The ensemble played the piece with a glossy tone, and its attention to niceties of phrasing and balance served as models for what chamber players ought to aspire to — for example, in the elegantly shaded variations of the second movement and in the uncannily perfect group attacks of the finale. One element did leave me scratching my head. The first movement opens with an example of portato , which cellist Nina Lee rendered with textbook perfection: a series of repeated notes played while the bow keeps moving in the same direction, creating a throbbing effect. In the context, it was probably Haydn’s obeisance to the cello-playing monarch Friedrich Wilhelm II, to whom the Op. 50 set is dedicated. The motif is later taken up by second violin and then first violin, and I did not understand why the violins played it so much more legato than the cello had — a rendering they maintained with absolute consistency every time it arrived. With a group of this quality, you can be sure it was a conscious decision; but I couldn’t see the advantage in the players’ not matching each other as closely as possible in what at heart qualifies as a thematic recurrence.

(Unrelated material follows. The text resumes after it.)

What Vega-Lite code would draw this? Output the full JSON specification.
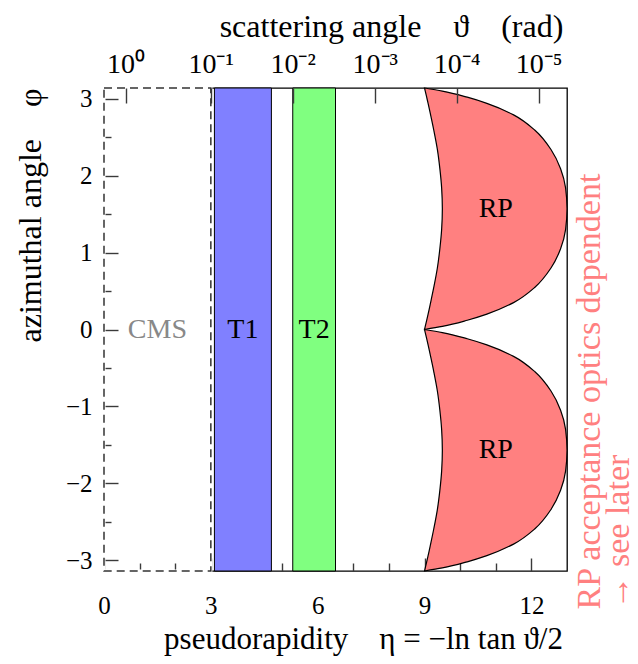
{
  "$schema": "https://vega.github.io/schema/vega-lite/v6.json",
  "width": 463,
  "height": 483,
  "autosize": {"type": "none"},
  "padding": {"left": 104, "top": 88, "right": 71, "bottom": 93},
  "background": "white",
  "config": {
    "view": {"stroke": "black", "strokeWidth": 1.3},
    "font": "Liberation Serif",
    "axis": {
      "labelFont": "Liberation Serif",
      "titleFont": "Liberation Serif",
      "labelFontSize": 25,
      "titleFontSize": 32,
      "labelColor": "black",
      "titleColor": "black",
      "titleFontWeight": "normal",
      "tickColor": "#3a3a3a",
      "grid": false,
      "tickWidth": 1.4,
      "domain": false,
      "labelFlush": false,
      "labelOverlap": false
    }
  },
  "resolve": {"axis": {"x": "independent", "y": "independent"}},
  "layer": [
    {
      "data": {"values": [{"region": "CMS", "lo": 0, "hi": 3}]},
      "mark": {"type": "rect", "filled": false, "stroke": "white", "strokeWidth": 3},
      "encoding": {
        "x": {
          "field": "lo", "type": "quantitative",
          "scale": {"domain": [0, 13], "nice": false, "zero": false},
          "axis": {
            "orient": "bottom", "values": [0, 3, 6, 9, 12], "format": "d",
            "offset": -13, "tickSize": 13, "labelPadding": 22, "labelBaseline": "top",
            "labelFont": "Liberation Serif", "labelFontSize": 25, "labelColor": "black",
            "title": "pseudorapidity\u2003η = −ln tan ϑ/2",
            "titleFont": "Liberation Serif", "titleFontSize": 31,
            "titleX": 259, "titleY": 90, "titleAlign": "center", "titleBaseline": "alphabetic"
          }
        },
        "x2": {"field": "hi"},
        "y": {
          "datum": -3.14159, "type": "quantitative",
          "scale": {"domain": [-3.14159, 3.14159], "nice": false, "zero": false},
          "axis": {
            "orient": "left", "values": [-3, -2, -1, 0, 1, 2, 3], "format": "d",
            "offset": -14, "tickSize": 14, "labelPadding": 12,
            "labelFont": "Liberation Serif", "labelFontSize": 25, "labelColor": "black",
            "title": "azimuthal angle\u2003φ",
            "titleFont": "Liberation Serif", "titleFontSize": 32,
            "titleX": -78, "titleY": 127, "titleAngle": 270, "titleAlign": "center", "titleBaseline": "alphabetic"
          }
        },
        "y2": {"datum": 3.14159}
      }
    },
    {
      "data": {"values": [{"region": "T1", "lo": 3.1, "hi": 4.7}, {"region": "T2", "lo": 5.3, "hi": 6.5}]},
      "mark": {"type": "rect", "stroke": "black", "strokeWidth": 1},
      "encoding": {
        "x": {
          "field": "lo", "type": "quantitative",
          "scale": {"domain": [0, 13], "nice": false, "zero": false},
          "axis": {"orient": "bottom", "values": [1, 2, 4, 5, 7, 8, 10, 11], "offset": -8, "tickSize": 8, "labels": false, "title": null}
        },
        "x2": {"field": "hi"},
        "y": {
          "datum": -3.14159, "type": "quantitative",
          "scale": {"domain": [-3.14159, 3.14159], "nice": false, "zero": false},
          "axis": {"orient": "left", "values": [-2.5, -1.5, -0.5, 0.5, 1.5, 2.5], "offset": -7, "tickSize": 7, "labels": false, "title": null}
        },
        "y2": {"datum": 3.14159},
        "fill": {"field": "region", "type": "nominal", "scale": {"domain": ["T1", "T2"], "range": ["#8080ff", "#80ff80"]}, "legend": null}
      }
    },
    {
      "data": {"values": [{"region": "CMS", "lo": 0, "hi": 3}]},
      "mark": {"type": "rect", "filled": false, "stroke": "#333333", "strokeWidth": 1.5, "strokeDash": [8, 5]},
      "encoding": {
        "x": {"field": "lo", "type": "quantitative", "scale": {"domain": [0, 13], "nice": false, "zero": false}, "axis": null},
        "x2": {"field": "hi"},
        "y": {"datum": -3.14159, "type": "quantitative", "scale": {"domain": [-3.14159, 3.14159], "nice": false, "zero": false}, "axis": null},
        "y2": {"datum": 3.14159}
      }
    },
    {
      "data": {"values": [
        {"lobe": "upper", "phi": 0, "lo": 9.0, "hi": 9.0},
        {"lobe": "upper", "phi": 0.04, "lo": 9.02, "hi": 9.5},
        {"lobe": "upper", "phi": 0.12, "lo": 9.06, "hi": 10.2},
        {"lobe": "upper", "phi": 0.2, "lo": 9.1, "hi": 10.75},
        {"lobe": "upper", "phi": 0.35, "lo": 9.17, "hi": 11.5},
        {"lobe": "upper", "phi": 0.55, "lo": 9.26, "hi": 12.1},
        {"lobe": "upper", "phi": 0.8, "lo": 9.36, "hi": 12.55},
        {"lobe": "upper", "phi": 1.05, "lo": 9.43, "hi": 12.82},
        {"lobe": "upper", "phi": 1.3, "lo": 9.48, "hi": 12.96},
        {"lobe": "upper", "phi": 1.571, "lo": 9.5, "hi": 13.0},
        {"lobe": "upper", "phi": 1.842, "lo": 9.48, "hi": 12.96},
        {"lobe": "upper", "phi": 2.092, "lo": 9.43, "hi": 12.82},
        {"lobe": "upper", "phi": 2.342, "lo": 9.36, "hi": 12.55},
        {"lobe": "upper", "phi": 2.592, "lo": 9.26, "hi": 12.1},
        {"lobe": "upper", "phi": 2.792, "lo": 9.17, "hi": 11.5},
        {"lobe": "upper", "phi": 2.942, "lo": 9.1, "hi": 10.75},
        {"lobe": "upper", "phi": 3.022, "lo": 9.06, "hi": 10.2},
        {"lobe": "upper", "phi": 3.102, "lo": 9.02, "hi": 9.5},
        {"lobe": "upper", "phi": 3.1416, "lo": 9.0, "hi": 9.0},
        {"lobe": "lower", "phi": -3.1416, "lo": 9.0, "hi": 9.0},
        {"lobe": "lower", "phi": -3.102, "lo": 9.02, "hi": 9.5},
        {"lobe": "lower", "phi": -3.022, "lo": 9.06, "hi": 10.2},
        {"lobe": "lower", "phi": -2.942, "lo": 9.1, "hi": 10.75},
        {"lobe": "lower", "phi": -2.792, "lo": 9.17, "hi": 11.5},
        {"lobe": "lower", "phi": -2.592, "lo": 9.26, "hi": 12.1},
        {"lobe": "lower", "phi": -2.342, "lo": 9.36, "hi": 12.55},
        {"lobe": "lower", "phi": -2.092, "lo": 9.43, "hi": 12.82},
        {"lobe": "lower", "phi": -1.842, "lo": 9.48, "hi": 12.96},
        {"lobe": "lower", "phi": -1.571, "lo": 9.5, "hi": 13.0},
        {"lobe": "lower", "phi": -1.3, "lo": 9.48, "hi": 12.96},
        {"lobe": "lower", "phi": -1.05, "lo": 9.43, "hi": 12.82},
        {"lobe": "lower", "phi": -0.8, "lo": 9.36, "hi": 12.55},
        {"lobe": "lower", "phi": -0.55, "lo": 9.26, "hi": 12.1},
        {"lobe": "lower", "phi": -0.35, "lo": 9.17, "hi": 11.5},
        {"lobe": "lower", "phi": -0.2, "lo": 9.1, "hi": 10.75},
        {"lobe": "lower", "phi": -0.12, "lo": 9.06, "hi": 10.2},
        {"lobe": "lower", "phi": -0.04, "lo": 9.02, "hi": 9.5},
        {"lobe": "lower", "phi": 0, "lo": 9.0, "hi": 9.0}
      ]},
      "mark": {"type": "area", "orient": "horizontal", "interpolate": "monotone", "fill": "#ff8080", "stroke": "black", "strokeWidth": 1.2},
      "encoding": {
        "x": {
          "field": "lo", "type": "quantitative", "stack": null,
          "scale": {"domain": [0, 13], "nice": false, "zero": false},
          "axis": {
            "orient": "top", "values": [0.6049, 2.995, 5.2983, 7.6009, 9.9035, 12.2061],
            "labelExpr": "datum.value < 1 ? '10⁰' : datum.value < 4 ? '10⁻¹' : datum.value < 6 ? '10⁻²' : datum.value < 8 ? '10⁻³' : datum.value < 11 ? '10⁻⁴' : '10⁻⁵'",
            "offset": -15, "tickSize": 15, "labelPadding": 10, "zindex": 1,
            "labelFont": "Liberation Serif", "labelFontSize": 28, "labelColor": "black",
            "title": "scattering angle\u2003ϑ\u2003(rad)",
            "titleFont": "Liberation Serif", "titleFontSize": 32,
            "titleX": 287, "titleY": -67, "titleAlign": "center", "titleBaseline": "alphabetic"
          }
        },
        "x2": {"field": "hi"},
        "y": {
          "field": "phi", "type": "quantitative",
          "scale": {"domain": [-3.14159, 3.14159], "nice": false, "zero": false},
          "axis": {
            "orient": "right", "ticks": false, "labels": false,
            "title": ["RP acceptance optics dependent", "→ see later"],
            "titleFont": "Liberation Serif", "titleFontSize": 34,
            "titleColor": "#ff8080", "titleAngle": 270, "titleAlign": "left", "titleBaseline": "alphabetic",
            "titleX": 32, "titleY": 521, "titleLineHeight": 29
          }
        },
        "detail": {"field": "lobe", "type": "nominal"}
      }
    },
    {
      "data": {"values": [{"label": "CMS", "eta": 1.5, "phi": 0}]},
      "mark": {"type": "text", "font": "Liberation Serif", "fontSize": 28, "color": "#888888", "baseline": "middle", "align": "center"},
      "encoding": {
        "x": {"field": "eta", "type": "quantitative", "scale": {"domain": [0, 13], "nice": false, "zero": false}, "axis": null},
        "y": {"field": "phi", "type": "quantitative", "scale": {"domain": [-3.14159, 3.14159], "nice": false, "zero": false}, "axis": null},
        "text": {"field": "label"}
      }
    },
    {
      "data": {"values": [
        {"label": "T1", "eta": 3.9, "phi": 0},
        {"label": "T2", "eta": 5.9, "phi": 0},
        {"label": "RP", "eta": 11.0, "phi": 1.57},
        {"label": "RP", "eta": 11.0, "phi": -1.57}
      ]},
      "mark": {"type": "text", "font": "Liberation Serif", "fontSize": 28, "color": "black", "baseline": "middle", "align": "center"},
      "encoding": {
        "x": {"field": "eta", "type": "quantitative", "scale": {"domain": [0, 13], "nice": false, "zero": false}, "axis": null},
        "y": {"field": "phi", "type": "quantitative", "scale": {"domain": [-3.14159, 3.14159], "nice": false, "zero": false}, "axis": null},
        "text": {"field": "label"}
      }
    }
  ]
}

The String Quartet No. 3 of Scottish composer James MacMillan is an imposing piece, its three movements spanning nearly half an hour. After its initial modal melody, which sounds vaguely Japanese, it wastes little time finding its footing in the Land of Anguish, where the dense deployment of forces in the opening movement creates a claustrophobic atmosphere. Texture is more varied in the middle movement, but at that point the score is overtaken by a plethora of modernist clichés that I wish MacMillan had employed more selectively. The first movement’s “bird shrieks” and wild pizzicatos now give way to knocking on wood, bowing behind the bridge, bowing col legno (i.e., with the wooden part of the bow interfacing with the string), and so on. Gradually it dawns on a listener that the whole thing is a tribute to Shostakovich. That idea becomes difficult to shake when the third movement unrolls as a study in poignancy and desolation, its protracted harmonies and suspensions recalling the unremitting adagios of that composer’s Quartet No. 15, right down to its fade-out into nothingness. To conclude, the Brentanos offered a splendid reading of Schubert’s “Death and the Maiden” Quartet. They stretched their silken sound in different directions to serve interpretative needs, achieving haunting, ethereal passages in the opening Allegro and paragraphs of proto-Brahmsian muscularity in some of the second-movement variations.